Records provided:

[Start]

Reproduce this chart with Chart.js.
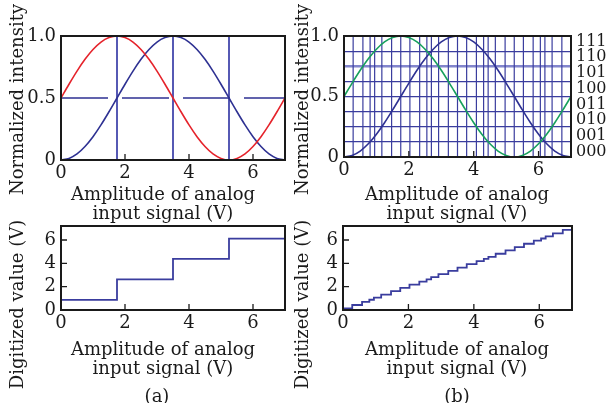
<!DOCTYPE html>
<html>
<head>
<meta charset="utf-8">
<script src="https://cdn.jsdelivr.net/npm/chart.js@4.4.1/dist/chart.umd.min.js"></script>
<style>
body { margin: 0; background: #fff; width: 608px; height: 403px; position: relative; overflow: hidden; font-family: "DejaVu Serif", serif; color: #1a1a1a; }
.box { position: absolute; }
.t { position: absolute; font-size: 18px; line-height: 19px; text-align: center; white-space: nowrap; }
.v { width: 220px; height: 19px; transform: rotate(-90deg); }
.h { width: 300px; }
</style>
</head>
<body>
<div class="box" style="left:0;top:0;width:300px;height:200px"><canvas id="topA"></canvas></div>
<div class="box" style="left:300px;top:0;width:308px;height:200px"><canvas id="topB"></canvas></div>
<div class="box" style="left:0;top:200px;width:300px;height:135px"><canvas id="botA"></canvas></div>
<div class="box" style="left:300px;top:200px;width:308px;height:135px"><canvas id="botB"></canvas></div>

<div class="t v" style="left:-94px;top:90px">Normalized intensity</div>
<div class="t v" style="left:191px;top:90px">Normalized intensity</div>
<div class="t v" style="left:-94px;top:295px">Digitized value (V)</div>
<div class="t v" style="left:191px;top:295px">Digitized value (V)</div>

<div class="t h" style="left:13px;top:184px">Amplitude of analog<br>input signal (V)</div>
<div class="t h" style="left:307px;top:184px">Amplitude of analog<br>input signal (V)</div>
<div class="t h" style="left:13px;top:339px">Amplitude of analog<br>input signal (V)</div>
<div class="t h" style="left:307px;top:339px">Amplitude of analog<br>input signal (V)</div>
<div class="t h" style="left:7px;top:386px">(a)</div>
<div class="t h" style="left:307px;top:386px">(b)</div>

<script>
// данные
const curveX = [0, 0.25, 0.5, 0.75, 1, 1.25, 1.5, 1.75, 2, 2.25, 2.5, 2.75, 3, 3.25, 3.5,
    3.75, 4, 4.25, 4.5, 4.75, 5, 5.25, 5.5, 5.75, 6, 6.25, 6.5, 6.75, 7];
const redCurve = [0.5, 0.611, 0.717, 0.812, 0.891, 0.951, 0.987, 1.0, 0.987, 0.951, 0.891, 0.812, 0.717, 0.611, 0.5,
    0.389, 0.283, 0.188, 0.109, 0.049, 0.013, 0, 0.013, 0.049, 0.109, 0.188, 0.283, 0.389, 0.5];
const blueCurve = [0, 0.013, 0.049, 0.109, 0.188, 0.283, 0.389, 0.5, 0.611, 0.717, 0.812, 0.891, 0.951, 0.987, 1.0,
    0.987, 0.951, 0.891, 0.812, 0.717, 0.611, 0.5, 0.389, 0.283, 0.188, 0.109, 0.049, 0.013, 0];

const xTicks = [0, 2, 4, 6];
const digitTicks = [0, 2, 4, 6];
const intensityTicks = [0, 0.5, 1];

// (a): два уровня, 4 ступени
const dividersA = [1.75, 3.5, 5.25];
const halfLevel = 0.5;
const stepEdgesA = [0, 1.75, 3.5, 5.25];
const stepValuesA = [0.875, 2.625, 4.375, 6.125];

// (b): 3 бита, 8 уровней
const levelsB = [0, 0.125, 0.25, 0.375, 0.5, 0.625, 0.75, 0.875, 1];
const codeLabels = ['000', '001', '010', '011', '100', '101', '110', '111'];
const crossingsB = [0.282, 0.583, 0.805, 0.945, 1.167, 1.468, 1.75, 2.032, 2.333, 2.555, 2.695, 2.917, 3.218, 3.5,
    3.782, 4.083, 4.305, 4.445, 4.667, 4.968, 5.25, 5.532, 5.833, 6.055, 6.195, 6.417, 6.718];
const stepValuesB = [0.14, 0.43, 0.69, 0.88, 1.06, 1.32, 1.61, 1.89, 2.18, 2.44, 2.63, 2.81, 3.07, 3.36,
    3.64, 3.93, 4.19, 4.38, 4.56, 4.82, 5.11, 5.39, 5.68, 5.94, 6.13, 6.31, 6.57, 6.86];

const xMax = 7;
const digitMax = 7.2;

const RED = '#e5232b';
const BLUE = '#2e3192';
const GREEN = '#17a05c';
const LINE_BLUE = '#3a3d9e';
const INK = '#1a1a1a';

Chart.defaults.font.family = '"DejaVu Serif", serif';
Chart.defaults.font.size = 18;
Chart.defaults.color = INK;
Chart.defaults.animation = false;
Chart.defaults.events = [];

function zip(xs, ys) {
    return ys.map((y, i) => ({ x: xs[i], y: y }));
}

function stepPoints(edges, values) {
    const pts = values.map((v, i) => ({ x: edges[i], y: v }));
    pts.push({ x: xMax, y: values[values.length - 1] });
    return pts;
}

function curve(data, color) {
    return { data: data, borderColor: color, borderWidth: 1.6, pointRadius: 0, cubicInterpolationMode: 'monotone' };
}

function vline(x, top, color, width) {
    return { data: [{ x: x, y: 0 }, { x: x, y: top }], borderColor: color, borderWidth: width, pointRadius: 0 };
}

function steps(data) {
    // 'before': сначала горизонталь на прежнем уровне, потом вертикаль
    return { data: data, stepped: 'before', borderColor: LINE_BLUE, borderWidth: 1.8, pointRadius: 0 };
}

// рамка и внутренние засечки
const framePlugin = {
    id: 'frame',
    afterDatasetsDraw(chart, args, opts) {
        const { ctx, chartArea: a, scales } = chart;
        ctx.save();
        ctx.strokeStyle = INK;
        ctx.lineWidth = 1.3;
        ctx.beginPath();
        (opts.xTicks || []).forEach(v => {
            const px = scales.x.getPixelForValue(v);
            ctx.moveTo(px, a.bottom);
            ctx.lineTo(px, a.bottom - 6);
        });
        (opts.yTicks || []).forEach(v => {
            const py = scales.y.getPixelForValue(v);
            ctx.moveTo(a.left, py);
            ctx.lineTo(a.left + 6, py);
        });
        ctx.stroke();
        ctx.lineWidth = 2;
        ctx.strokeRect(a.left, a.top, a.right - a.left, a.bottom - a.top);
        ctx.restore();
    }
};

function xScale(height, pad) {
    return {
        type: 'linear', min: 0, max: xMax,
        grid: { display: false, drawTicks: false }, border: { display: false },
        afterBuildTicks: s => { s.ticks = xTicks.map(v => ({ value: v })); },
        ticks: { padding: pad, maxRotation: 0, autoSkip: false },
        afterFit: s => { s.height = height; }
    };
}

function yScale(max, ticks, width, fmt) {
    return {
        type: 'linear', min: 0, max: max,
        grid: { display: false, drawTicks: false }, border: { display: false },
        afterBuildTicks: s => { s.ticks = ticks.map(v => ({ value: v })); },
        ticks: { padding: 5, autoSkip: false, callback: fmt },
        afterFit: s => { s.width = width; }
    };
}

const fmtIntensity = v => (v === 0 ? '0' : v.toFixed(1));
const fmtDigit = v => String(v);

function baseOptions(padding, scales, frame) {
    return {
        responsive: true,
        maintainAspectRatio: false,
        layout: { padding: padding },
        plugins: { legend: { display: false }, tooltip: { enabled: false }, frame: frame },
        scales: scales
    };
}

// верхний (a)
new Chart(document.getElementById('topA'), {
    type: 'line',
    data: {
        datasets: [
            curve(zip(curveX, redCurve), RED),
            curve(zip(curveX, blueCurve), BLUE),
            { data: [{ x: 0, y: halfLevel }, { x: xMax, y: halfLevel }], borderColor: BLUE, borderWidth: 1.5,
              borderDash: [47, 14], pointRadius: 0 },
            ...dividersA.map(x => vline(x, 1, '#5659b4', 2))
        ]
    },
    options: baseOptions({ left: 0, right: 15, top: 36, bottom: 0 }, {
        x: xScale(40, 3),
        y: yScale(1, intensityTicks, 61, fmtIntensity)
    }, { xTicks: [2, 4, 6] }),
    plugins: [framePlugin]
});

// верхний (b)
const topBScales = {
    x: xScale(43, 3),
    y: {
        type: 'linear', min: 0, max: 1,
        border: { display: false },
        grid: {
            drawTicks: false,
            color: c => (c.tick && c.tick.value === 0.75 ? '#8285cc' : LINE_BLUE),
            lineWidth: c => (c.tick && c.tick.value === 0.75 ? 2.5 : 1.2)
        },
        afterBuildTicks: s => { s.ticks = levelsB.map(v => ({ value: v })); },
        ticks: { padding: 5, autoSkip: false,
                 callback: v => (intensityTicks.includes(v) ? fmtIntensity(v) : '') },
        afterFit: s => { s.width = 44; }
    },
    codes: {
        type: 'linear', position: 'right', min: 0, max: 1,
        grid: { display: false, drawTicks: false }, border: { display: false },
        afterBuildTicks: s => { s.ticks = codeLabels.map((c, i) => ({ value: 0.045 + i * 0.13 })); },
        ticks: { padding: 5, autoSkip: false, font: { size: 16 }, callback: (v, i) => codeLabels[i] },
        afterFit: s => { s.width = 37; }
    }
};

new Chart(document.getElementById('topB'), {
    type: 'line',
    data: {
        datasets: [
            curve(zip(curveX, redCurve), GREEN),
            curve(zip(curveX, blueCurve), BLUE),
            ...crossingsB.map(x => vline(x, 1, LINE_BLUE, 1.2))
        ]
    },
    options: baseOptions({ left: 0, right: 0, top: 36, bottom: 0 }, topBScales, { xTicks: [2, 4, 6] }),
    plugins: [framePlugin]
});

// нижний (a)
new Chart(document.getElementById('botA'), {
    type: 'line',
    data: { datasets: [steps(stepPoints(stepEdgesA, stepValuesA))] },
    options: baseOptions({ left: 0, right: 15, top: 26, bottom: 0 }, {
        x: xScale(25, 3),
        y: yScale(digitMax, digitTicks, 61, fmtDigit)
    }, { xTicks: [2, 4, 6], yTicks: [2, 4, 6] }),
    plugins: [framePlugin]
});

// нижний (b)
new Chart(document.getElementById('botB'), {
    type: 'line',
    data: { datasets: [steps(stepPoints([0].concat(crossingsB), stepValuesB))] },
    options: baseOptions({ left: 0, right: 36, top: 26, bottom: 0 }, {
        x: xScale(25, 3),
        y: yScale(digitMax, digitTicks, 43, fmtDigit)
    }, { xTicks: [2, 4, 6], yTicks: [2, 4, 6] }),
    plugins: [framePlugin]
});
</script>
</body>
</html>
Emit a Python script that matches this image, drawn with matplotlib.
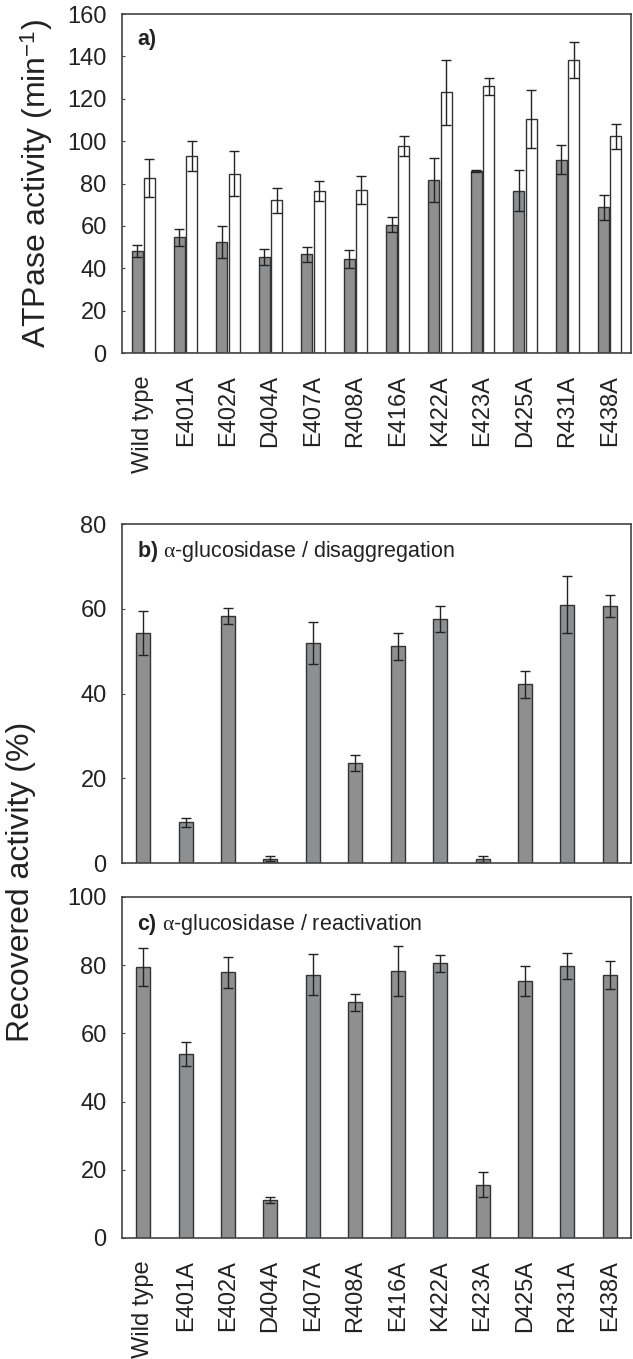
import numpy as np
import matplotlib as mpl
mpl.use('Agg')
import matplotlib.pyplot as plt

plt.rcParams['font.family'] = ['Liberation Sans', 'DejaVu Sans']
plt.rcParams['mathtext.fontset'] = 'custom'
plt.rcParams['mathtext.rm'] = 'Liberation Sans'
plt.rcParams['mathtext.bf'] = 'Liberation Sans:bold'
plt.rcParams['mathtext.it'] = 'Liberation Serif'

mutants = ['Wild type', 'E401A', 'E402A', 'D404A', 'E407A', 'R408A',
           'E416A', 'K422A', 'E423A', 'D425A', 'R431A', 'E438A']

# a) ATPase activity, gray and white series
atp_gray = [48.2, 54.6, 52.4, 45.4, 46.5, 44.3, 60.6, 81.6, 85.8, 76.5, 91.3, 68.8]
atp_gray_err = [3.0, 4.0, 7.5, 3.7, 3.6, 4.2, 3.6, 10.3, 0.5, 9.7, 6.7, 6.0]
atp_white = [82.7, 92.9, 84.7, 72.1, 76.5, 76.9, 97.5, 123.1, 125.8, 110.4, 138.3, 102.2]
atp_white_err = [9.0, 7.0, 10.5, 6.0, 4.6, 6.7, 4.7, 15.4, 3.9, 13.5, 8.4, 6.1]

# b) disaggregation
dis = [54.3, 9.6, 58.3, 1.0, 51.9, 23.6, 51.1, 57.5, 0.9, 42.2, 61.0, 60.7]
dis_err = [5.2, 1.0, 1.9, 0.6, 4.9, 1.9, 3.1, 3.1, 0.7, 3.2, 6.7, 2.6]

# c) reactivation
rea = [79.5, 53.9, 77.9, 11.1, 77.2, 69.1, 78.4, 80.5, 15.6, 75.4, 79.8, 77.0]
rea_err = [5.6, 3.5, 4.6, 0.9, 6.0, 2.5, 7.3, 2.4, 3.7, 4.4, 3.8, 4.1]

gray = '#8e8f90'
edge = '#333333'
axcol = '#444444'
txt = '#222222'

W, H = 633, 1359
fig = plt.figure(figsize=(W / 100, H / 100), dpi=100)


def make_ax(top, bottom):
    left, right = 122, 631
    return fig.add_axes([left / W, 1 - bottom / H, (right - left) / W, (bottom - top) / H])


def style(ax, ymax, step):
    for s in ax.spines.values():
        s.set_color(axcol)
        s.set_linewidth(1.2)
    ax.set_xlim(-0.5, 11.5)
    ax.set_ylim(0, ymax)
    ax.set_yticks(np.arange(0, ymax + 1, step))
    ax.tick_params(axis='y', direction='in', length=2, color=axcol, labelsize=17,
                   labelcolor=txt, pad=11)
    ax.tick_params(axis='x', length=0, labelsize=17, labelcolor=txt, pad=16)


x = np.arange(len(mutants))
ekw = dict(ecolor='#222222', elinewidth=1.0, capsize=3.5, capthick=1.0)

ax1 = make_ax(14, 353)
ax1.bar(x - 0.145, atp_gray, 0.26, color=gray, edgecolor=edge, linewidth=1.0,
        yerr=atp_gray_err, error_kw=ekw, zorder=2)
ax1.bar(x + 0.145, atp_white, 0.26, color='white', edgecolor=edge, linewidth=1.0,
        yerr=atp_white_err, error_kw=ekw, zorder=2)
style(ax1, 160, 20)
ax1.set_xticks(x)
ax1.set_xticklabels(mutants, rotation=90)
ax1.text(0.03, 0.955, 'a)', transform=ax1.transAxes, fontsize=15.5, fontweight='bold',
         va='top', ha='left', color=txt)
ax1.set_ylabel('ATPase activity (min$^{-1}$)', fontsize=23, color=txt, labelpad=9)

ax2 = make_ax(524, 863)
ax2.bar(x, dis, 0.33, color=gray, edgecolor=edge, linewidth=1.0,
        yerr=dis_err, error_kw=ekw, zorder=2)
style(ax2, 80, 20)
ax2.set_xticks(x)
ax2.set_xticklabels([])
ax2.text(0.03, 0.955, r'$\mathbf{b)}$ $\alpha$-glucosidase / disaggregation', transform=ax2.transAxes,
         fontsize=15.5, va='top', ha='left', color=txt)

ax3 = make_ax(897, 1238)
ax3.bar(x, rea, 0.33, color=gray, edgecolor=edge, linewidth=1.0,
        yerr=rea_err, error_kw=ekw, zorder=2)
style(ax3, 100, 20)
ax3.set_xticks(x)
ax3.set_xticklabels(mutants, rotation=90)
ax3.text(0.03, 0.955, r'$\mathbf{c)}$ $\alpha$-glucosidase / reactivation', transform=ax3.transAxes,
         fontsize=15.5, va='top', ha='left', color=txt)

fig.text(21 / W, 1 - 882 / H, 'Recovered activity (%)', rotation=90, fontsize=23,
         color=txt, ha='center', va='center')

plt.savefig('out.png', dpi=100)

[End]

Directions: Identify and extract each line of the listing that contains "with".

Result of this task:
Reproduce this chart with Chart.js.
Emit a Python script that matches this image, drawn with matplotlib.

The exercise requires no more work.